Greg Stewart, Pine Burr district commissioner, said he admired Darnell’s tenacity in achieving his goal.

“I’ve known Austin a long time and I knew he had a significant health issue,” Stewart said. “But he overcame it and he’s been a really great Scout.”

For granddad

Darnell, a senior at Harrison Central High School, said a family member also encouraged him to become an Eagle Scout.

“My grandfather really wanted me to finish the program,” he said.

Unfortunately, Darnell said his grandfather did not see him fulfill his goal of becoming an Eagle Scout.

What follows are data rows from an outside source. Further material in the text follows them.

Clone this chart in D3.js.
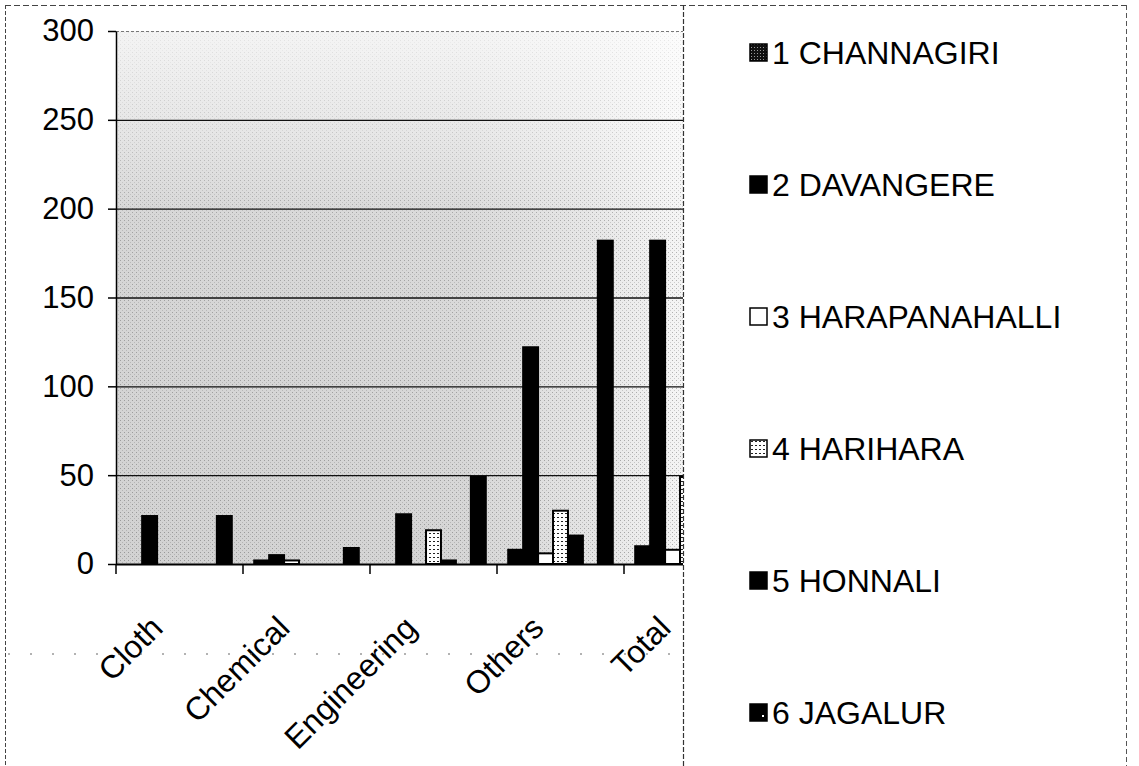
<!DOCTYPE html>
<html>
<head>
<meta charset="utf-8">
<script src="https://cdn.jsdelivr.net/npm/d3@7"></script>
<style>
  html, body { margin: 0; padding: 0; background: #ffffff; }
  svg { display: block; }
  text { font-family: "Liberation Sans", Arial, sans-serif; fill: #000; }
</style>
</head>
<body>
<svg id="chart" width="1139" height="766"></svg>
<script>
// ---- data ----
const categories = ["Cloth", "Chemical", "Engineering", "Others", "Total"];
const seriesNames = ["1 CHANNAGIRI", "2 DAVANGERE", "3 HARAPANAHALLI", "4 HARIHARA", "5 HONNALI", "6 JAGALUR", "Total"];
const channagiri    = [0, 2, 0, 8, 10];
const davangere     = [27, 5, 28, 122, 182];
const harapanahalli = [0, 2, 0, 6, 8];
const harihara      = [0, 0, 19, 30, 49];
const honnali       = [0, 0, 2, 16, 18];
const jagalur       = [0, 0, 0, 0, 0];
const totalRow      = [27, 9, 49, 182, 267];
const yTicks = [0, 50, 100, 150, 200, 250, 300];
const legendCount = 6; // the legend lists the six taluks only

const seriesValues = [channagiri, davangere, harapanahalli, harihara, honnali, jagalur, totalRow];
const seriesFill = ["#000", "#000", "#fff", "url(#hari)", "#000", "#000", "#000"];

const svg = d3.select("#chart");
const defs = svg.append("defs");

// halftone-like texture of the plot area
const bgGrad = defs.append("linearGradient").attr("id", "bgGrad").attr("x1", "0").attr("x2", "1").attr("y1", "0").attr("y2", "0");
[["0%", "#d2d2d2"], ["55%", "#d6d6d6"], ["75%", "#e4e4e4"], ["88%", "#f3f3f3"], ["100%", "#f8f8f8"]]
  .forEach(([o, c]) => bgGrad.append("stop").attr("offset", o).attr("stop-color", c));
const topGrad = defs.append("linearGradient").attr("id", "topGrad").attr("x1", "0").attr("x2", "0").attr("y1", "0").attr("y2", "1");
[["0%", 0.75], ["18%", 0.45], ["35%", 0.1], ["100%", 0]]
  .forEach(([o, a]) => topGrad.append("stop").attr("offset", o).attr("stop-color", "#fff").attr("stop-opacity", a));
const speck = defs.append("pattern").attr("id", "speck").attr("width", 4).attr("height", 4).attr("patternUnits", "userSpaceOnUse");
speck.append("rect").attr("x", 0).attr("y", 0).attr("width", 1).attr("height", 1).attr("fill", "#555").attr("opacity", 0.45);
speck.append("rect").attr("x", 2).attr("y", 2).attr("width", 1).attr("height", 1).attr("fill", "#777").attr("opacity", 0.35);

// Harihara dotted fill
const hari = defs.append("pattern").attr("id", "hari").attr("width", 4).attr("height", 4).attr("patternUnits", "userSpaceOnUse");
hari.append("rect").attr("width", 4).attr("height", 4).attr("fill", "#fff");
hari.append("rect").attr("x", 1).attr("y", 1).attr("width", 2).attr("height", 1).attr("fill", "#222");
// Channagiri legend fill
const chan = defs.append("pattern").attr("id", "chan").attr("width", 3).attr("height", 3).attr("patternUnits", "userSpaceOnUse");
chan.append("rect").attr("width", 3).attr("height", 3).attr("fill", "#111");
chan.append("rect").attr("x", 1).attr("y", 1).attr("width", 1).attr("height", 1).attr("fill", "#999");

// ---- layout ----
const plot = { left: 116, top: 31, bottom: 564, catW: 127 };
const x0 = d3.scaleBand().domain(categories)
  .range([plot.left, plot.left + plot.catW * categories.length]).paddingInner(0).paddingOuter(0);
const x1 = d3.scaleBand().domain(d3.range(seriesNames.length))
  .range([0, x0.bandwidth()]).paddingInner(0).paddingOuter(0.75);
const y = d3.scaleLinear().domain([0, 300]).range([plot.bottom, plot.top]);

// plot area background
const plotRight = x0.range()[1];
["url(#bgGrad)", "url(#speck)", "url(#topGrad)"].forEach(f =>
  svg.append("rect").attr("x", plot.left).attr("y", y(300)).attr("width", plotRight - plot.left)
    .attr("height", y(0) - y(300)).attr("fill", f));

// gridlines
svg.append("g").selectAll("line").data(yTicks.filter(d => d > 0)).join("line")
  .attr("x1", plot.left).attr("x2", plotRight)
  .attr("y1", d => y(d) + 0.5).attr("y2", d => y(d) + 0.5)
  .attr("stroke", d => d === 300 ? "#777" : "#111")
  .attr("stroke-width", d => d === 300 ? 1 : 1.3)
  .attr("stroke-dasharray", d => d === 300 ? "3,2" : null);

// bars
const groups = svg.append("g").selectAll("g").data(seriesNames).join("g");
groups.selectAll("rect")
  .data((s, si) => categories.map((c, ci) => ({ c, si, v: seriesValues[si][ci] })).filter(d => d.v > 0))
  .join("rect")
  .attr("x", d => x0(d.c) + x1(d.si))
  .attr("y", d => y(d.v))
  .attr("width", x1.bandwidth())
  .attr("height", d => y(0) - y(d.v))
  .attr("fill", d => seriesFill[d.si])
  .attr("stroke", "#000").attr("stroke-width", 2);

// axes
const yAxis = d3.axisLeft(y).tickValues(yTicks).tickSize(8).tickSizeOuter(0).tickPadding(14);
const gy = svg.append("g").attr("transform", `translate(${plot.left},0)`).call(yAxis);
gy.select(".domain").attr("stroke", "#000").attr("stroke-width", 1.5);
gy.selectAll(".tick line").attr("stroke", "#000").attr("stroke-width", 1.5);
gy.selectAll(".tick text").style("font-size", "31px").attr("fill", "#000")
  .style("font-family", "'Liberation Sans', Arial, sans-serif");

const gx = svg.append("g").attr("transform", `translate(0,${plot.bottom})`);
gx.append("line").attr("x1", plot.left).attr("x2", plotRight).attr("y1", 0.5).attr("y2", 0.5)
  .attr("stroke", "#000").attr("stroke-width", 2);
gx.selectAll("line.tk").data(categories.concat(["_end"])).join("line").attr("class", "tk")
  .attr("x1", (d, i) => plot.left + i * x0.step()).attr("x2", (d, i) => plot.left + i * x0.step())
  .attr("y1", 0).attr("y2", 10).attr("stroke", "#000").attr("stroke-width", 1.5);
gx.selectAll("text").data(categories).join("text")
  .attr("transform", d => `translate(${x0(d) + x0.bandwidth() / 2 - 15},${66}) rotate(-45)`)
  .attr("text-anchor", "end")
  .style("font-size", "32px")
  .text(d => d);

// scan artefact: sparse dotted line across the lower part
svg.append("line").attr("x1", 8).attr("x2", 1125).attr("y1", 654).attr("y2", 654)
  .attr("stroke", "#666").attr("stroke-width", 1).attr("stroke-dasharray", "2,20");

// outer frame (dashed, as scanned)
svg.append("line").attr("x1", 5.5).attr("x2", 5.5).attr("y1", 5).attr("y2", 766)
  .attr("stroke", "#444").attr("stroke-dasharray", "4,2");
svg.append("line").attr("x1", 5).attr("x2", 1127).attr("y1", 5.5).attr("y2", 5.5)
  .attr("stroke", "#444").attr("stroke-dasharray", "6,3");

// legend box (covers the right end of the plot)
const lg = svg.append("g");
lg.append("rect").attr("x", 683).attr("y", 6).attr("width", 444).attr("height", 770).attr("fill", "#fff");
lg.append("line").attr("x1", 683.5).attr("x2", 683.5).attr("y1", 5).attr("y2", 766)
  .attr("stroke", "#333").attr("stroke-width", 1.2).attr("stroke-dasharray", "5,2");
lg.append("line").attr("x1", 1126.5).attr("x2", 1126.5).attr("y1", 5).attr("y2", 766)
  .attr("stroke", "#555").attr("stroke-dasharray", "5,3");

const legendFill = ["url(#chan)", "#000", "#fff", "url(#hari)", "#000", "#000"];
const ly = d3.scaleLinear().domain([0, legendCount - 1]).range([52, 712]);
const items = lg.selectAll("g.item").data(seriesNames.slice(0, legendCount)).join("g").attr("class", "item")
  .attr("transform", (d, i) => `translate(750,${ly(i)})`);
items.append("rect").attr("x", 0).attr("y", -8).attr("width", 17).attr("height", 17)
  .attr("fill", (d, i) => legendFill[i]).attr("stroke", "#000").attr("stroke-width", 1.5);
items.filter((d, i) => i === 5).append("rect").attr("x", 12).attr("y", 3).attr("width", 2).attr("height", 2).attr("fill", "#fff");
items.append("text").attr("x", 22).attr("y", 12).style("font-size", "32px").text(d => d);
</script>
</body>
</html>
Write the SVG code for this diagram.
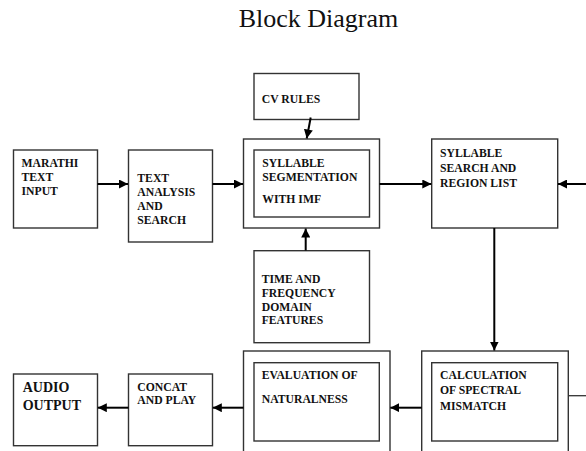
<svg xmlns="http://www.w3.org/2000/svg" width="586" height="451" viewBox="0 0 586 451">
<style>
.box{fill:none;stroke:#333;stroke-width:1.4}
.lbl{font-family:"Liberation Serif","Times New Roman",serif;font-weight:bold;font-size:11.7px;fill:#111}
.big{font-size:14px}
.title{font-family:"Liberation Serif","Times New Roman",serif;font-size:26px;fill:#111}
.con{fill:none;stroke:#000;stroke-width:2}
</style>
<defs>
<marker id="ah" viewBox="0 0 10 10" refX="10" refY="5" markerWidth="4.5" markerHeight="4.5" orient="auto" markerUnits="strokeWidth">
<path d="M0,0 L10,5 L0,10 z" fill="#000"/>
</marker>
</defs>
<rect width="586" height="451" fill="#fff"/>
<text class="title" x="318.5" y="27" text-anchor="middle">Block Diagram</text>

<g id="marathi">
<rect class="box" x="13.5" y="150" width="84" height="78"/>
<text class="lbl" x="21.5" y="167.3">MARATHI</text>
<text class="lbl" x="21.5" y="181">TEXT</text>
<text class="lbl" x="21.5" y="195">INPUT</text>
</g>
<g id="text_analysis">
<rect class="box" x="128.5" y="150" width="84" height="92"/>
<text class="lbl" x="137.3" y="181.7">TEXT</text>
<text class="lbl" x="137.3" y="195.5">ANALYSIS</text>
<text class="lbl" x="137.3" y="210">AND</text>
<text class="lbl" x="137.3" y="224">SEARCH</text>
</g>
<g id="cv_rules">
<rect class="box" x="254" y="73.5" width="105" height="46"/>
<text class="lbl" x="261.7" y="103.3">CV RULES</text>
</g>
<g id="syllable_seg">
<rect class="box" x="243.5" y="139" width="136" height="89"/>
<rect class="box" x="254" y="150" width="115.5" height="67"/>
<text class="lbl" x="262.3" y="166.7">SYLLABLE</text>
<text class="lbl" x="262.3" y="180.7">SEGMENTATION</text>
<text class="lbl" x="262.3" y="202.7">WITH IMF</text>
</g>
<g id="syllable_search">
<rect class="box" x="431.7" y="139" width="126" height="89"/>
<text class="lbl" x="440" y="156.7">SYLLABLE</text>
<text class="lbl" x="440" y="171.7">SEARCH AND</text>
<text class="lbl" x="440" y="187.3">REGION LIST</text>
</g>
<g id="time_freq">
<rect class="box" x="254" y="250.7" width="115.5" height="92"/>
<text class="lbl" x="261.7" y="282.7">TIME AND</text>
<text class="lbl" x="261.7" y="296.7">FREQUENCY</text>
<text class="lbl" x="261.7" y="310.7">DOMAIN</text>
<text class="lbl" x="261.7" y="324.3">FEATURES</text>
</g>
<g id="calculation">
<rect class="box" x="421.7" y="351" width="146.6" height="110"/>
<rect class="box" x="431.7" y="362.7" width="126" height="78.3"/>
<text class="lbl" x="440" y="379">CALCULATION</text>
<text class="lbl" x="440" y="394.3">OF SPECTRAL</text>
<text class="lbl" x="440" y="410">MISMATCH</text>
</g>
<g id="evaluation">
<rect class="box" x="243.5" y="351" width="146.5" height="110"/>
<rect class="box" x="254" y="362.7" width="125.3" height="78.3"/>
<text class="lbl" x="261.7" y="379">EVALUATION OF</text>
<text class="lbl" x="261.7" y="403.3">NATURALNESS</text>
</g>
<g id="concat">
<rect class="box" x="128.5" y="374" width="84" height="71.7"/>
<text class="lbl" x="137.3" y="390.7">CONCAT</text>
<text class="lbl" x="137.3" y="404">AND PLAY</text>
</g>
<g id="audio">
<rect class="box" x="13.5" y="374" width="84" height="71.7"/>
<text class="lbl big" x="22.7" y="391.7">AUDIO</text>
<text class="lbl big" x="22.7" y="410">OUTPUT</text>
</g>

<g id="connectors">
<line class="con" x1="97.5" y1="184" x2="128" y2="184" marker-end="url(#ah)"/>
<line class="con" x1="212.5" y1="184" x2="243" y2="184" marker-end="url(#ah)"/>
<line class="con" x1="310.7" y1="117.5" x2="306.7" y2="138.5" marker-end="url(#ah)"/>
<line class="con" x1="305.7" y1="250.5" x2="305.7" y2="228.5" marker-end="url(#ah)"/>
<line class="con" x1="379.5" y1="184" x2="431.3" y2="184" marker-end="url(#ah)"/>
<line class="con" x1="586" y1="184" x2="558" y2="184" marker-end="url(#ah)"/>
<line class="con" x1="494.3" y1="228" x2="494.3" y2="350.5" marker-end="url(#ah)"/>
<line class="con" x1="421.7" y1="407.7" x2="390.3" y2="407.7" marker-end="url(#ah)"/>
<line class="con" x1="243.5" y1="407.7" x2="212.8" y2="407.7" marker-end="url(#ah)"/>
<line class="con" x1="128.5" y1="407.7" x2="97.8" y2="407.7" marker-end="url(#ah)"/>
<line x1="568.3" y1="395.7" x2="586" y2="395.7" stroke="#333" stroke-width="1.3"/>
</g>
</svg>
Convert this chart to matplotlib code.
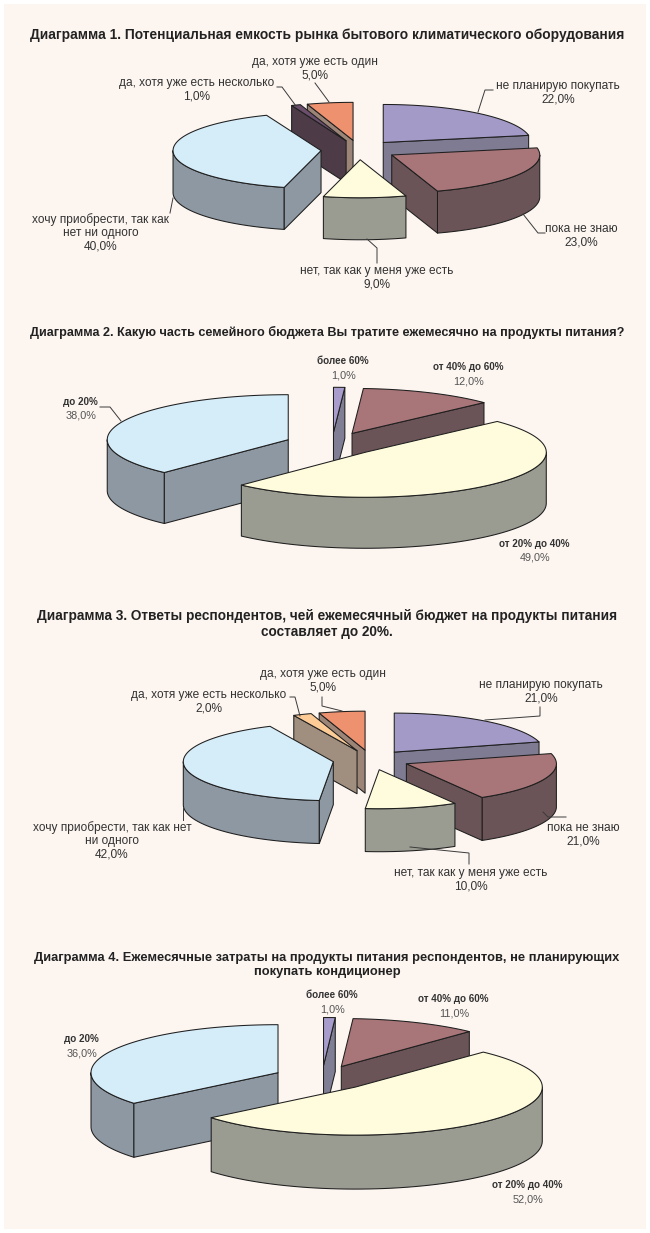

“My grandfather died before I started my service project for to get my Eagle badge,” he said. “He wanted me to become an Eagle Scout and I was determined that I was going to do it.”

Melvin Evans, who works for the city of Gulfport, was Darnell’s scoutmaster before he retired.

“Out of all of the young men I’ve worked with, Austin had to do things a little differently and he’s one of my favorite Scouts,” Evans said. “He’s a fine Scout.”

With his Eagle badge achieved and his days as an active Boy Scout winding down, Darnell said he is grateful for his time with Troop 333.

“The biggest thing that I’ve gotten out of being a Boy Scout is helping people out,” he said. “Seeing a smile on their faces puts a smile on mine.”